(Items from a data source)
----
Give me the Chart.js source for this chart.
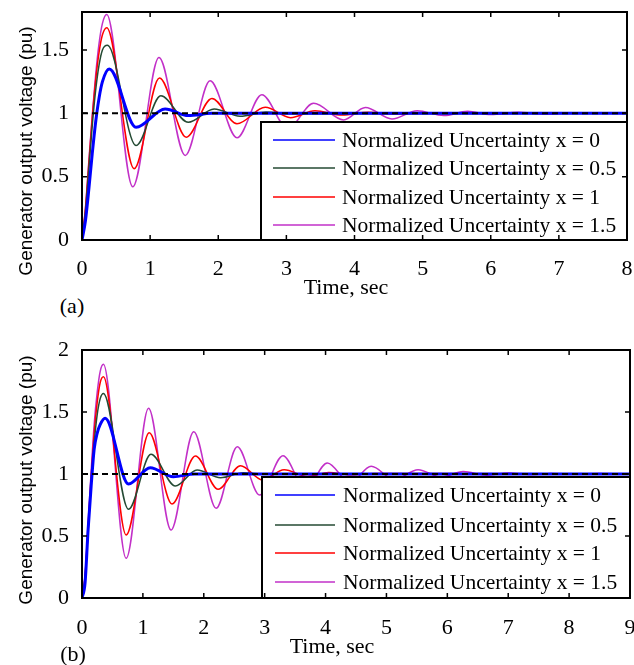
<!DOCTYPE html>
<html><head><meta charset="utf-8">
<script src="https://cdn.jsdelivr.net/npm/chart.js@4.4.1/dist/chart.umd.min.js"></script>
<style>
html,body{margin:0;padding:0;background:#fff;}
#wrap{position:relative;width:634px;height:665px;overflow:hidden;background:#fff;}
canvas{position:absolute;left:0;}
.lbl{position:absolute;white-space:nowrap;line-height:1;color:#000;transform:translate(-50%,-50%);}
.serif{font-family:"Liberation Serif","Times New Roman",serif;font-size:22px;}
.sans{font-family:"Liberation Sans",Arial,sans-serif;font-size:19px;}
.rot{transform:translate(-50%,-50%) rotate(-90deg);}
</style></head>
<body><div id="wrap">
<canvas id="cA" width="634" height="275" style="top:0"></canvas>
<canvas id="cB" width="634" height="330" style="top:335px"></canvas>
<div class="lbl sans rot" style="left:25px;top:151px">Generator output voltage (pu)</div>
<div class="lbl serif" style="left:346px;top:287px">Time, sec</div>
<div class="lbl serif" style="left:72px;top:306px">(a)</div>
<div class="lbl sans rot" style="left:25px;top:480px">Generator output voltage (pu)</div>
<div class="lbl serif" style="left:332px;top:646px">Time, sec</div>
<div class="lbl serif" style="left:73px;top:654px">(b)</div>
</div>
<script>
// ---------- data ----------
const seriesLabels = ['Normalized Uncertainty x = 0','Normalized Uncertainty x = 0.5','Normalized Uncertainty x = 1','Normalized Uncertainty x = 1.5'];

// (a)
const xTicksA = [0,1,2,3,4,5,6,7,8];
const yTicksA = [0,0.5,1,1.5];
const tA0  = [0,0.05,0.1,0.15,0.2,0.25,0.3,0.4,0.794,1.22,1.56,1.9,8];
const vA0  = [0,0.15,0.4,0.68,0.93,1.12,1.25,1.35,0.89,1.034,0.982,1.0,1.0];
const tA05 = [0,0.05,0.1,0.15,0.2,0.25,0.3,0.373,0.794,1.157,1.56,1.94,2.32,2.7,3.1,8];
const vA05 = [0,0.22,0.56,0.9,1.18,1.38,1.5,1.537,0.746,1.139,0.929,1.034,0.977,1.01,0.996,1.0];
const tA1  = [0,0.05,0.1,0.15,0.2,0.25,0.3,0.363,0.765,1.137,1.53,1.907,2.275,2.69,3.06,3.42,3.82,4.2,4.6,5.0,8];
const vA1  = [0,0.24,0.6,0.96,1.26,1.48,1.62,1.676,0.563,1.278,0.812,1.118,0.917,1.048,0.966,1.02,0.986,1.008,0.995,1.003,1.0];
const tA15 = [0,0.05,0.1,0.15,0.2,0.25,0.3,0.363,0.745,1.13,1.515,1.88,2.275,2.64,3.02,3.40,3.84,4.16,4.55,4.92,5.31,5.66,6.0,6.4,6.8,7.2,8];
const vA15 = [0,0.25,0.62,0.98,1.3,1.55,1.71,1.78,0.42,1.44,0.668,1.257,0.807,1.147,0.88,1.079,0.948,1.047,0.955,1.021,0.982,1.016,0.99,1.008,0.995,1.004,1.0];
const refTA = [0,8];
const refVA = [1,1];

// (b)
const xTicksB = [0,1,2,3,4,5,6,7,8,9];
const yTicksB = [0,0.5,1,1.5,2];
const tB0  = [0,0.05,0.1,0.15,0.2,0.25,0.3,0.38,0.764,1.12,1.5,1.85,9];
const vB0  = [0,0.12,0.55,0.9,1.2,1.33,1.4,1.449,0.919,1.051,0.978,1.0,1.0];
const tB05 = [0,0.05,0.1,0.15,0.2,0.25,0.3,0.352,0.764,1.132,1.533,1.89,2.275,2.65,3.0,9];
const vB05 = [0,0.16,0.54,0.92,1.25,1.48,1.61,1.65,0.715,1.159,0.903,1.032,0.97,1.01,0.997,1.0];
const tB1  = [0,0.05,0.1,0.15,0.2,0.25,0.3,0.352,0.725,1.104,1.478,1.863,2.236,2.604,2.963,3.32,3.7,4.05,4.45,4.8,9];
const vB1  = [0,0.17,0.57,0.97,1.33,1.58,1.74,1.785,0.508,1.333,0.758,1.145,0.877,1.067,0.952,1.034,0.98,1.012,0.993,1.005,1.0];
const tB15 = [0,0.05,0.1,0.15,0.2,0.25,0.3,0.352,0.725,1.093,1.462,1.835,2.203,2.55,2.917,3.30,3.67,4.03,4.4,4.75,5.13,5.52,5.9,6.26,6.65,7.0,7.37,7.71,8.1,8.48,9];
const vB15 = [0,0.18,0.6,1.02,1.4,1.66,1.83,1.885,0.32,1.53,0.548,1.341,0.723,1.22,0.83,1.148,0.88,1.089,0.93,1.062,0.955,1.035,0.975,1.02,0.99,1.008,0.996,1.005,0.997,1.004,1.0];
const refTB = [0,9];
const refVB = [1,1];

// ---------- styling ----------
const colors = ['#0000ff','#244a33','#ff0000','#c230c8'];
const widths = [3,1.5,1.5,1.5];
const SERIF = '"Liberation Serif","Times New Roman",serif';

const pts = (t, v) => t.map((x, i) => ({x, y: v[i]}));

const boxPlugin = {
  id: 'boxFrame',
  afterDatasetsDraw(chart, args, o) {
    const {ctx, chartArea: a, scales} = chart;
    ctx.save();
    // legend box
    const L = a.left + o.legL, T = a.top + o.legT, R = a.right - o.legRgap, B = a.bottom;
    ctx.fillStyle = '#fff';
    ctx.fillRect(L, T, R - L, B - T);
    ctx.strokeStyle = '#000'; ctx.lineWidth = 2;
    ctx.strokeRect(L, T, R - L, B - T);
    ctx.font = '21.5px ' + SERIF;
    ctx.textBaseline = 'middle'; ctx.textAlign = 'left';
    for (let i = 0; i < 4; i++) {
      const ds = chart.data.datasets[i];
      const yy = T + o.rowY[i];
      ctx.strokeStyle = ds.borderColor; ctx.lineWidth = 1.6;
      ctx.beginPath(); ctx.moveTo(L + o.lineX[0], yy); ctx.lineTo(L + o.lineX[1], yy); ctx.stroke();
      ctx.fillStyle = '#000';
      ctx.fillText(ds.label, L + o.textX, yy + 1);
    }
    // axes frame
    ctx.strokeStyle = '#000'; ctx.lineWidth = 2;
    ctx.strokeRect(a.left, a.top, a.right - a.left, a.bottom - a.top);
    // inner ticks
    ctx.lineWidth = 1.5;
    const tl = 5;
    ctx.beginPath();
    scales.x.ticks.forEach(t => {
      const px = scales.x.getPixelForValue(t.value);
      ctx.moveTo(px, a.bottom); ctx.lineTo(px, a.bottom - tl);
      ctx.moveTo(px, a.top); ctx.lineTo(px, a.top + tl);
    });
    scales.y.ticks.forEach(t => {
      const py = scales.y.getPixelForValue(t.value);
      ctx.moveTo(a.left, py); ctx.lineTo(a.left + tl, py);
      ctx.moveTo(a.right, py); ctx.lineTo(a.right - tl, py);
    });
    ctx.stroke();
    ctx.restore();
  }
};

function makeChart(id, series, ref, xMax, yMax, xTicks, yTicks, geom) {
  const datasets = series.map((s, i) => ({
    label: seriesLabels[i],
    data: pts(s[0], s[1]),
    borderColor: colors[i],
    borderWidth: widths[i],
    pointRadius: 0,
    fill: false,
    cubicInterpolationMode: 'monotone',
    order: i + 1
  }));
  datasets.push({
    label: 'ref',
    data: pts(ref[0], ref[1]),
    borderColor: '#000',
    borderWidth: 2,
    borderDash: [6, 4],
    pointRadius: 0,
    fill: false,
    order: 0
  });
  return new Chart(document.getElementById(id), {
    type: 'line',
    data: {datasets},
    options: {
      responsive: false,
      animation: false,
      devicePixelRatio: 1,
      layout: {padding: {top: geom.top, right: geom.right, left: 0, bottom: 0}},
      plugins: {legend: {display: false}, tooltip: {enabled: false}, boxFrame: geom.legend},
      scales: {
        x: {
          type: 'linear', min: 0, max: xMax,
          grid: {display: false}, border: {display: false},
          afterBuildTicks: s => { s.ticks = xTicks.map(v => ({value: v})); },
          ticks: {color: '#000', padding: geom.xPad, maxRotation: 0, autoSkip: false,
                  font: {family: SERIF, size: 22}, callback: v => String(v)},
          afterFit: s => { s.height = geom.xH; s.paddingLeft = 0; s.paddingRight = 0; s.paddingTop = 0; s.paddingBottom = 0; }
        },
        y: {
          type: 'linear', min: 0, max: yMax,
          grid: {display: false}, border: {display: false},
          afterBuildTicks: s => { s.ticks = yTicks.map(v => ({value: v})); },
          ticks: {color: '#000', padding: 5, font: {family: SERIF, size: 22}, callback: v => String(v)},
          afterFit: s => { s.width = 82; s.paddingTop = 0; s.paddingBottom = 0; s.paddingLeft = 0; s.paddingRight = 0; }
        }
      }
    },
    plugins: [boxPlugin]
  });
}

makeChart('cA', [[tA0, vA0], [tA05, vA05], [tA1, vA1], [tA15, vA15]], [refTA, refVA], 8, 1.8, xTicksA, yTicksA,
  {top: 12, right: 7, xH: 35, xPad: 8,
   legend: {legL: 179, legT: 110, legRgap: 0, rowY: [18, 46, 75, 103], lineX: [12, 74], textX: 81}});

makeChart('cB', [[tB0, vB0], [tB05, vB05], [tB1, vB1], [tB15, vB15]], [refTB, refVB], 9, 2, xTicksB, yTicksB,
  {top: 15, right: 4, xH: 67, xPad: 9,
   legend: {legL: 180, legT: 127, legRgap: 0, rowY: [18, 48, 76, 105], lineX: [13, 73], textX: 81}});
</script>
</body></html>
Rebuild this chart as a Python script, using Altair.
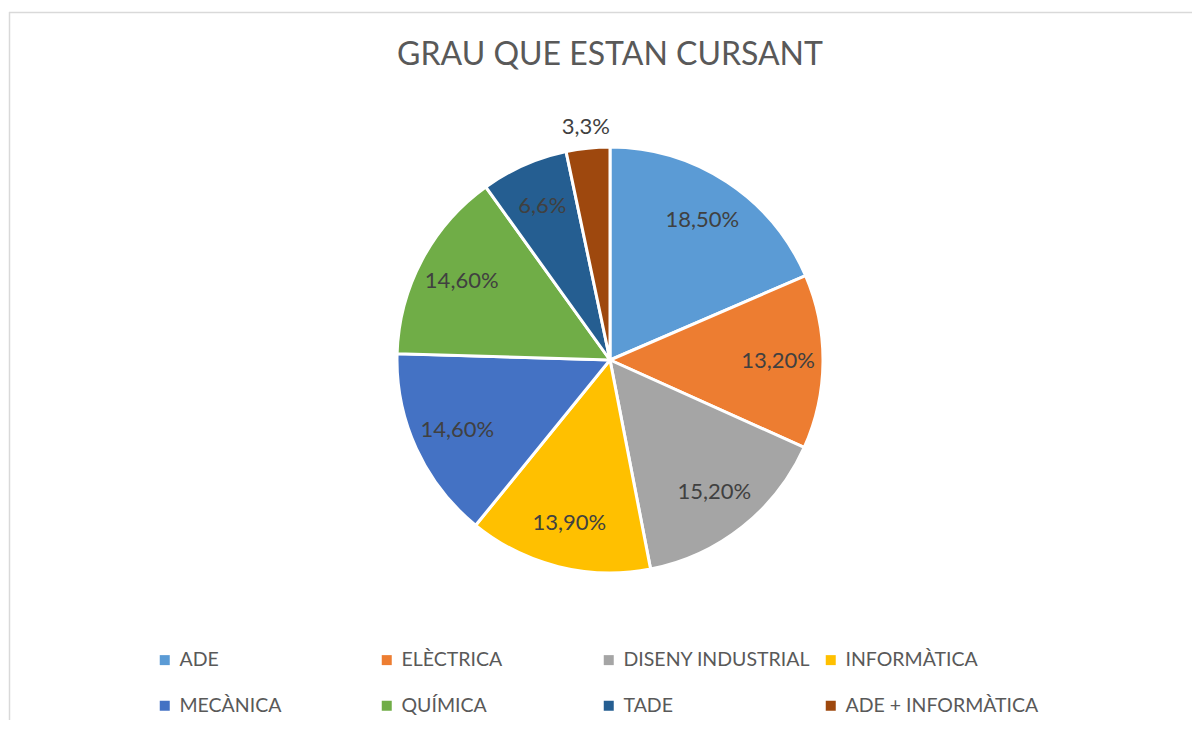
----
■ **Task instructions**:
Write out an exact copy of the listing, first line through the line containing "const seriesLabels = ['Normalized", with the pictures left out.

■ **The output**:
Give me the Chart.js source for this chart.
<!DOCTYPE html>
<html><head><meta charset="utf-8">
<script src="https://cdn.jsdelivr.net/npm/chart.js@4.4.1/dist/chart.umd.min.js"></script>
<style>
html,body{margin:0;padding:0;background:#fff;}
#wrap{position:relative;width:634px;height:665px;overflow:hidden;background:#fff;}
canvas{position:absolute;left:0;}
.lbl{position:absolute;white-space:nowrap;line-height:1;color:#000;transform:translate(-50%,-50%);}
.serif{font-family:"Liberation Serif","Times New Roman",serif;font-size:22px;}
.sans{font-family:"Liberation Sans",Arial,sans-serif;font-size:19px;}
.rot{transform:translate(-50%,-50%) rotate(-90deg);}
</style></head>
<body><div id="wrap">
<canvas id="cA" width="634" height="275" style="top:0"></canvas>
<canvas id="cB" width="634" height="330" style="top:335px"></canvas>
<div class="lbl sans rot" style="left:25px;top:151px">Generator output voltage (pu)</div>
<div class="lbl serif" style="left:346px;top:287px">Time, sec</div>
<div class="lbl serif" style="left:72px;top:306px">(a)</div>
<div class="lbl sans rot" style="left:25px;top:480px">Generator output voltage (pu)</div>
<div class="lbl serif" style="left:332px;top:646px">Time, sec</div>
<div class="lbl serif" style="left:73px;top:654px">(b)</div>
</div>
<script>
// ---------- data ----------
const seriesLabels = ['Normalized Uncertainty x = 0','Normalized Uncertainty x = 0.5','Normalized Uncertainty x = 1','Normalized Uncertainty x = 1.5'];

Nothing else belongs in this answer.